Soi I decided to try a brisket going hot and fast. I've seen several threads here discussing the merits (and cons, of course) but gave it a try. Here's what I attempted:
- Started with a 12lb choice packer from Walmart.
- Removed fat down to 1/8" as well as pockets and some of the fat between the flat and point.
- Injected with beef broth and worchester, used remaining broth to marinade overnight
- Dried off the next morning and coated with mustard and rub.
Here's where things went off plan:
- Cooked fat down while trying to get the smoker to 350F, never got past 275F. (FYI, I was using hickory and pecan wood.) Now I'm somewhere between hot and fast and low and slow!
- At about 2 hours, I pulled it, wrapped it in foil with about a cup of apple juice and broth, and moved it to the oven at 350F.
- Cooked for another 2 hours and then probed. The point was perfect, with the probe going in "like buttah" and hitting 204F. The flat, however, did not probe well. It was at 190F.
I rewrapped and let it go for another 30 minutes at 350F. At this point the probe inserted well in both the point and the ends of the flat, but still had some resistance in the center of the flat. However, the flat now registered 209F! I pulled the brisket, wrapped it in some new foil without the juices, and then some heavy towels, and let it rest for another hour or so.

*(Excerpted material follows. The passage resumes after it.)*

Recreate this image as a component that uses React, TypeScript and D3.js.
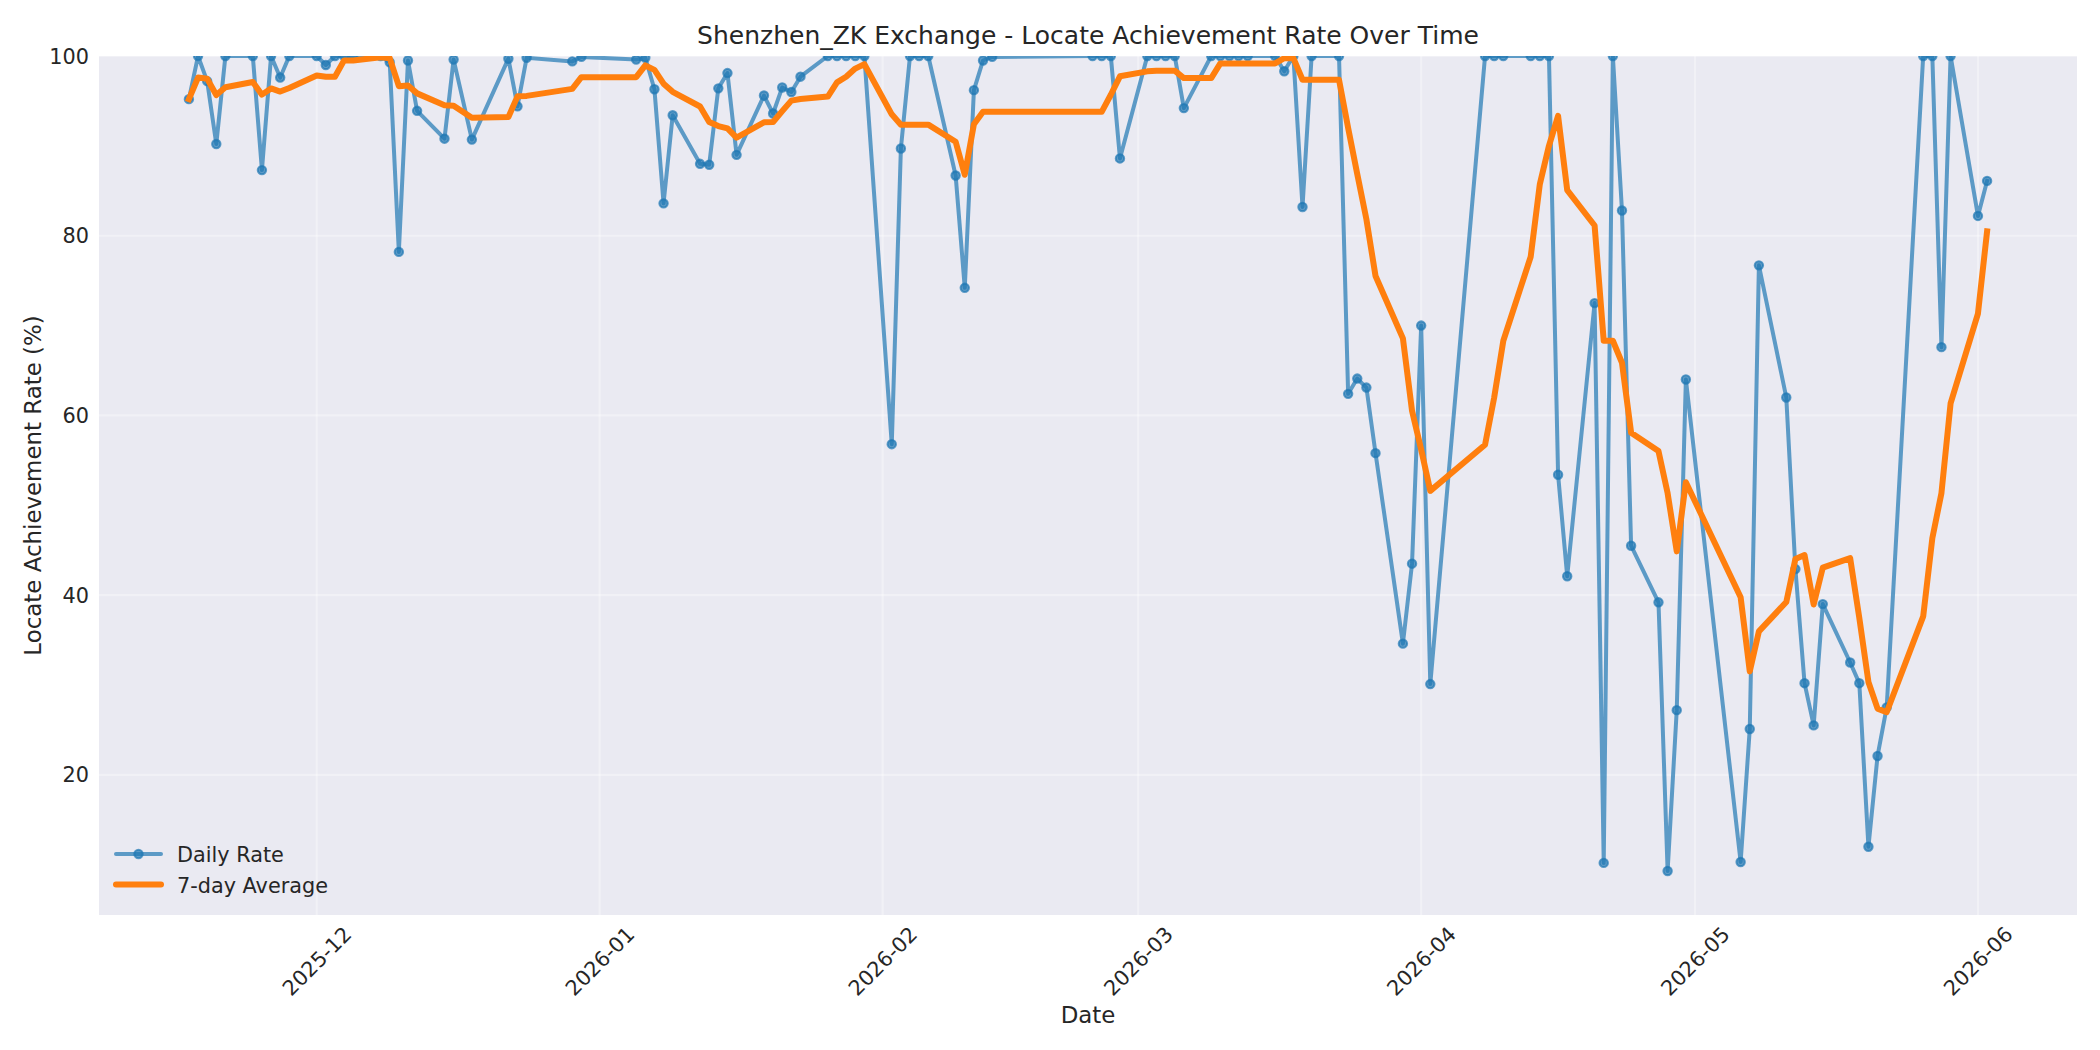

In the end, the point was simply amazing, as were the ends of the flat. The center was still not as moist/soft was I would have liked. Of course the smoke penetration wasn't much, but I knew that would happen based on the short amount of time it was under smoke.
So, now the question - what went wrong? If I'm at 209F but still not probing easily, should I leave it alone until it does? Would the abbreviated time under smoke before foiling have done that? Any other suggestions?